▸ **Task brief**: All of the material below is to be restated word for word, apart from the pictures.

▸ **Raw data**:
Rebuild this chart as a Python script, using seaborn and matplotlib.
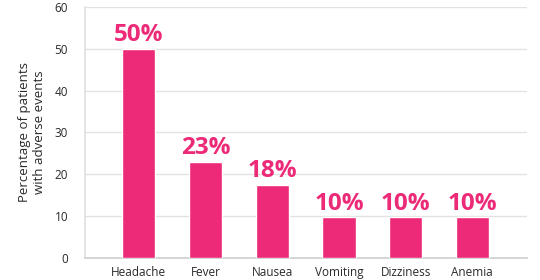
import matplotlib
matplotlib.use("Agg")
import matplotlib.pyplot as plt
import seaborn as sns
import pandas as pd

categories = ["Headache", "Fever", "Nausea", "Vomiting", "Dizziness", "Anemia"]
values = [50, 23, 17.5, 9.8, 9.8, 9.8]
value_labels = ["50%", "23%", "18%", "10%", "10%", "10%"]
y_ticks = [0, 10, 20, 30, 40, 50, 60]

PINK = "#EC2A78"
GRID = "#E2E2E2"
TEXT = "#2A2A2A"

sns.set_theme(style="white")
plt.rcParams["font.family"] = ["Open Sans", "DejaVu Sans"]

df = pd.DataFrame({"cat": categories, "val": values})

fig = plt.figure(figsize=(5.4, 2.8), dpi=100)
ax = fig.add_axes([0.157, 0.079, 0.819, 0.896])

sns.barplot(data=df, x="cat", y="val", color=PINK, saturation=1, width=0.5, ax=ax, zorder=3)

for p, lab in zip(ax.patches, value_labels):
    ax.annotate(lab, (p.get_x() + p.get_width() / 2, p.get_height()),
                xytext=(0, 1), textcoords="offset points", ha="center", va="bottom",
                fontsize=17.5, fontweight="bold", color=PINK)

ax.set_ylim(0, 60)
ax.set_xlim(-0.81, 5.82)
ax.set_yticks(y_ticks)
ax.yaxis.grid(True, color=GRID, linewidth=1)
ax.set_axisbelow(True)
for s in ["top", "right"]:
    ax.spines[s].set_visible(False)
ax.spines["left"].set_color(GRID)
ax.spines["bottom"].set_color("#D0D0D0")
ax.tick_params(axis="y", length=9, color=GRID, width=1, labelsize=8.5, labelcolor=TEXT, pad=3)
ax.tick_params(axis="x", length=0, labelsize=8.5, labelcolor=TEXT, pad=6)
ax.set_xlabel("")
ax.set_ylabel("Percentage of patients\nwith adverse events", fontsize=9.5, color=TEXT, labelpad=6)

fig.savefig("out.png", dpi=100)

▸ **In response**:
Rebuild this chart as a Python script, using seaborn and matplotlib.
import matplotlib
matplotlib.use("Agg")
import matplotlib.pyplot as plt
import seaborn as sns
import pandas as pd

categories = ["Headache", "Fever", "Nausea", "Vomiting", "Dizziness", "Anemia"]
values = [50, 23, 17.5, 9.8, 9.8, 9.8]
value_labels = ["50%", "23%", "18%", "10%", "10%", "10%"]
y_ticks = [0, 10, 20, 30, 40, 50, 60]

PINK = "#EC2A78"
GRID = "#E2E2E2"
TEXT = "#2A2A2A"

sns.set_theme(style="white")
plt.rcParams["font.family"] = ["Open Sans", "DejaVu Sans"]

df = pd.DataFrame({"cat": categories, "val": values})

fig = plt.figure(figsize=(5.4, 2.8), dpi=100)
ax = fig.add_axes([0.157, 0.079, 0.819, 0.896])

sns.barplot(data=df, x="cat", y="val", color=PINK, saturation=1, width=0.5, ax=ax, zorder=3)

for p, lab in zip(ax.patches, value_labels):
    ax.annotate(lab, (p.get_x() + p.get_width() / 2, p.get_height()),
                xytext=(0, 1), textcoords="offset points", ha="center", va="bottom",
                fontsize=17.5, fontweight="bold", color=PINK)

ax.set_ylim(0, 60)
ax.set_xlim(-0.81, 5.82)
ax.set_yticks(y_ticks)
ax.yaxis.grid(True, color=GRID, linewidth=1)
ax.set_axisbelow(True)
for s in ["top", "right"]:
    ax.spines[s].set_visible(False)
ax.spines["left"].set_color(GRID)
ax.spines["bottom"].set_color("#D0D0D0")
ax.tick_params(axis="y", length=9, color=GRID, width=1, labelsize=8.5, labelcolor=TEXT, pad=3)
ax.tick_params(axis="x", length=0, labelsize=8.5, labelcolor=TEXT, pad=6)
ax.set_xlabel("")
ax.set_ylabel("Percentage of patients\nwith adverse events", fontsize=9.5, color=TEXT, labelpad=6)

fig.savefig("out.png", dpi=100)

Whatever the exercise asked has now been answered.